There are bond fund managers who manage to eke out a profit even in a low interest environment by dealing only with bonds with a short term to maturity, usually six to nine months, and avoiding any companies that risk defaulting. But for the global financial scene, the market has now moved clearly in the direction of higher interest rates despite all the manoeuvres of the Fed, ECB and BoJ. The bonds yielding negative interest, totaling around US $ 17 trillion, are mostly held by central banks and not by investors. Who but the idiots working in central bank would want to buy a money-losing bond This is an extremely dangerous situation that could cause deflation.
On the other hand, increasing interest rates will have a negative effect on equities at a time when many corporations have made debts in order to finance share buyback programmes and pay lavish dividends. Instead of investing in capital expenditure and R & D, profits and therefore cash went into non-productive modes. That Wall Street recently reached new highs seems like the bloom of youth flowering on one soon to die.
This point raises another difficulty that may soon manifest itself, namely, the inability of companies to service all the debt that has been piled up. Not only companies, but also many countries have excessive debt which can be serviced only thanks to extremely low interest rates. If interest rates rise, then the cost of servicing national debt is also going to rise. The only solutions to such a problem are raising taxes, inflation and sustained growth. It is to be supposed that many countries will resort to the first two even though higher taxes usually lead to anaemic growth.
The conclusion is that investors can reckon that higher inflation is going to be the norm for the near future despite central bank theories that 2% is the ideal inflation rate. Servicing the national debt will require much more inflation than 2% annually.
In order to hedge against inflation, this Newsletter has repeatedly recommended physical gold and real estate. Of course one could argue that high volatility on the stock markets helps traders to make large profits, but the fact is that the big money is in bonds, which means that insurance companies and pension funds are going to be suffering a lot of pain as interest rates rise and their bond holdings decrease in value. Of course the BIS tries to keep the gold price low.

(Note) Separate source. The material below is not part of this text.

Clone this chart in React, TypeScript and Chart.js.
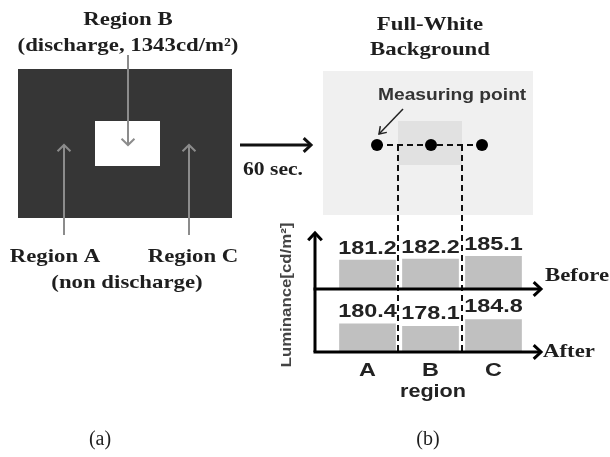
import React, { useEffect, useRef } from 'react';
import { Chart, registerables } from 'chart.js';

Chart.register(...registerables);

// ---- data ----
const regions = ['A', 'B', 'C'];
const beforeLum = [181.2, 182.2, 185.1];
const afterLum = [180.4, 178.1, 184.8];
const rowNames = ['Before', 'After'];

const SERIF = "'Liberation Serif','Times New Roman',serif";
const SANS = "'Liberation Sans',Arial,sans-serif";
const INK = '#1e1e1e';

function text(ctx: CanvasRenderingContext2D, s: string, x: number, y: number, font: string, color: string, sx = 1, align: CanvasTextAlign = 'center') {
  ctx.save();
  ctx.font = font;
  ctx.fillStyle = color;
  ctx.textBaseline = 'middle';
  ctx.textAlign = align;
  ctx.translate(x, y);
  ctx.scale(sx, 1);
  ctx.fillText(s, 0, 0);
  ctx.restore();
}

function head(ctx: CanvasRenderingContext2D, x: number, y: number, ang: number, len: number, spread: number) {
  ctx.beginPath();
  ctx.moveTo(x - len * Math.cos(ang - spread), y - len * Math.sin(ang - spread));
  ctx.lineTo(x, y);
  ctx.lineTo(x - len * Math.cos(ang + spread), y - len * Math.sin(ang + spread));
  ctx.stroke();
}

function arrow(ctx: CanvasRenderingContext2D, x1: number, y1: number, x2: number, y2: number, lw: number, color: string, len = 10, spread = 0.75) {
  ctx.save();
  ctx.strokeStyle = color;
  ctx.lineWidth = lw;
  ctx.lineJoin = 'miter';
  ctx.beginPath();
  ctx.moveTo(x1, y1);
  ctx.lineTo(x2, y2);
  ctx.stroke();
  head(ctx, x2, y2, Math.atan2(y2 - y1, x2 - x1), len, spread);
  ctx.restore();
}

function dashed(ctx: CanvasRenderingContext2D, x1: number, y1: number, x2: number, y2: number) {
  ctx.save();
  ctx.strokeStyle = '#111';
  ctx.lineWidth = 2;
  ctx.setLineDash([6, 4]);
  ctx.beginPath();
  ctx.moveTo(x1, y1);
  ctx.lineTo(x2, y2);
  ctx.stroke();
  ctx.restore();
}

const diagramPlugin = {
  id: 'diagram',
  beforeDraw(chart: any) {
    const ctx: CanvasRenderingContext2D = chart.ctx;
    ctx.save();
    ctx.fillStyle = '#ffffff';
    ctx.fillRect(0, 0, chart.width, chart.height);
    // (a) panel
    ctx.fillStyle = '#363636';
    ctx.fillRect(18, 69, 214, 149);
    ctx.fillStyle = '#ffffff';
    ctx.fillRect(95, 121, 65, 45);
    // (b) full-white background
    ctx.fillStyle = '#f0f0f0';
    ctx.fillRect(323, 71, 210, 144);
    ctx.fillStyle = '#e1e1e1';
    ctx.fillRect(398, 121, 64, 44);
    ctx.restore();
  },
  afterDatasetsDraw(chart: any) {
    const ctx: CanvasRenderingContext2D = chart.ctx;
    const xs = chart.scales.x;
    const metaB = chart.getDatasetMeta(0);
    const metaA = chart.getDatasetMeta(1);
    const area = chart.chartArea;
    const yBefore = chart.scales.yBefore.bottom;
    const yAfter = chart.scales.yAfter.bottom;

    // ---- panel (a) ----
    text(ctx, 'Region B', 128, 20, `bold 19px ${SERIF}`, INK, 1.2);
    text(ctx, '(discharge, 1343cd/m²)', 128, 46, `bold 19px ${SERIF}`, INK, 1.2);
    arrow(ctx, 128, 55, 128, 145, 2, '#8c8c8c', 9, 0.8);
    arrow(ctx, 64, 235, 64, 145, 2, '#8c8c8c', 9, 0.8);
    arrow(ctx, 189, 235, 189, 145, 2, '#8c8c8c', 9, 0.8);
    text(ctx, 'Region A', 55, 257, `bold 19px ${SERIF}`, INK, 1.2);
    text(ctx, 'Region C', 193, 257, `bold 19px ${SERIF}`, INK, 1.2);
    text(ctx, '(non discharge)', 127, 283, `bold 19px ${SERIF}`, INK, 1.2);
    text(ctx, '(a)', 100, 440, `20px ${SERIF}`, INK, 1);

    // ---- transition arrow ----
    arrow(ctx, 240, 145, 311, 145, 3, '#111', 10, 0.75);
    text(ctx, '60 sec.', 243, 170, `bold 18px ${SERIF}`, INK, 1.2, 'left');

    // ---- panel (b) top ----
    text(ctx, 'Full-White', 430, 25, `bold 19px ${SERIF}`, INK, 1.2);
    text(ctx, 'Background', 430, 50, `bold 19px ${SERIF}`, INK, 1.2);
    text(ctx, 'Measuring point', 378, 96, `bold 16px ${SANS}`, '#333', 1.2, 'left');
    arrow(ctx, 403, 109, 379, 134, 1.5, '#222', 8, 0.6);

    const pts = [377, 431, 482];
    dashed(ctx, pts[0], 145, pts[2], 145);
    dashed(ctx, 398, 145, 398, yAfter);
    dashed(ctx, 462, 145, 462, yAfter);
    ctx.save();
    ctx.fillStyle = '#000';
    for (const px of pts) {
      ctx.beginPath();
      ctx.arc(px, 145, 6, 0, Math.PI * 2);
      ctx.fill();
    }
    ctx.restore();

    // ---- axes ----
    const ax = 315;
    ctx.save();
    ctx.strokeStyle = '#000';
    ctx.lineWidth = 3;
    ctx.beginPath();
    ctx.moveTo(ax, yAfter);
    ctx.lineTo(ax, area.top);
    ctx.stroke();
    head(ctx, ax, area.top, -Math.PI / 2, 10, 0.75);
    ctx.restore();
    arrow(ctx, ax - 1.5, yBefore, 541, yBefore, 3, '#000', 10, 0.75);
    arrow(ctx, ax - 1.5, yAfter, 541, yAfter, 3, '#000', 10, 0.75);
    text(ctx, rowNames[0], 545, 276, `bold 19px ${SERIF}`, INK, 1.2, 'left');
    text(ctx, rowNames[1], 543, 352, `bold 19px ${SERIF}`, INK, 1.2, 'left');

    // y-axis title
    ctx.save();
    ctx.translate(287, 295);
    ctx.rotate(-Math.PI / 2);
    ctx.font = `bold 15px ${SANS}`;
    ctx.fillStyle = '#444';
    ctx.textAlign = 'center';
    ctx.textBaseline = 'middle';
    ctx.scale(1.12, 1);
    ctx.fillText('Luminance[cd/m²]', 0, 0);
    ctx.restore();

    // value labels
    metaB.data.forEach((bar: any, i: number) => {
      text(ctx, beforeLum[i].toFixed(1), bar.x, bar.y - 11, `bold 18px ${SANS}`, '#222', 1.3);
    });
    metaA.data.forEach((bar: any, i: number) => {
      text(ctx, afterLum[i].toFixed(1), bar.x, bar.y - 12, `bold 18px ${SANS}`, '#222', 1.3);
    });

    // category labels
    regions.forEach((r, i) => {
      text(ctx, r, xs.getPixelForValue(i), 371, `bold 18px ${SANS}`, '#222', 1.3);
    });
    text(ctx, 'region', 433, 392, `bold 18px ${SANS}`, '#222', 1.2);
    text(ctx, '(b)', 428, 440, `20px ${SERIF}`, INK, 1);
  },
};

export default function App() {
  const ref = useRef<HTMLCanvasElement | null>(null);
  useEffect(() => {
    if (!ref.current) return;
    const chart = new Chart(ref.current, {
      type: 'bar',
      data: {
        labels: regions,
        datasets: [
          { label: rowNames[0], data: beforeLum, yAxisID: 'yBefore', backgroundColor: '#c0c0c0', grouped: false, barPercentage: 0.9, categoryPercentage: 1 } as any,
          { label: rowNames[1], data: afterLum, yAxisID: 'yAfter', backgroundColor: '#c0c0c0', grouped: false, barPercentage: 0.9, categoryPercentage: 1 } as any,
        ],
      },
      options: {
        animation: false,
        responsive: true,
        maintainAspectRatio: false,
        devicePixelRatio: 1,
        layout: { padding: { left: 336, right: 85, top: 233, bottom: 105 } },
        plugins: { legend: { display: false }, tooltip: { enabled: false } },
        scales: {
          x: { display: false },
          yBefore: { type: 'linear', position: 'left', display: false, min: 152, max: 208, stack: 'rows', stackWeight: 56, weight: 2 } as any,
          yAfter: { type: 'linear', position: 'left', display: false, min: 152, max: 215, stack: 'rows', stackWeight: 63, weight: 1 } as any,
        },
      },
      plugins: [diagramPlugin],
    });
    return () => chart.destroy();
  }, []);
  return (
    <div style={{ position: 'absolute', left: 0, top: 0, width: 610, height: 457, background: '#fff' }}>
      <canvas ref={ref} />
    </div>
  );
}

The probability of a rate rise in December at the Fed is now 100%. That means for certain that there are going to be repercussions globally as interest rates start increasing. As noted above, stock markets will experience heightened volatility while bond prices fall. With all the geo-political uncertainty world-wide, the markets do not need rising interest rates. If a recession rears its head, the central bankers will find themselves unable to do much to thwart it. Caution, caution and more caution will be the motto for investors in 2017. The basic ingredients for a crisis are on the table. Heraclitus propounded his theory that everything is in flux The rivers will flow fast in 2017.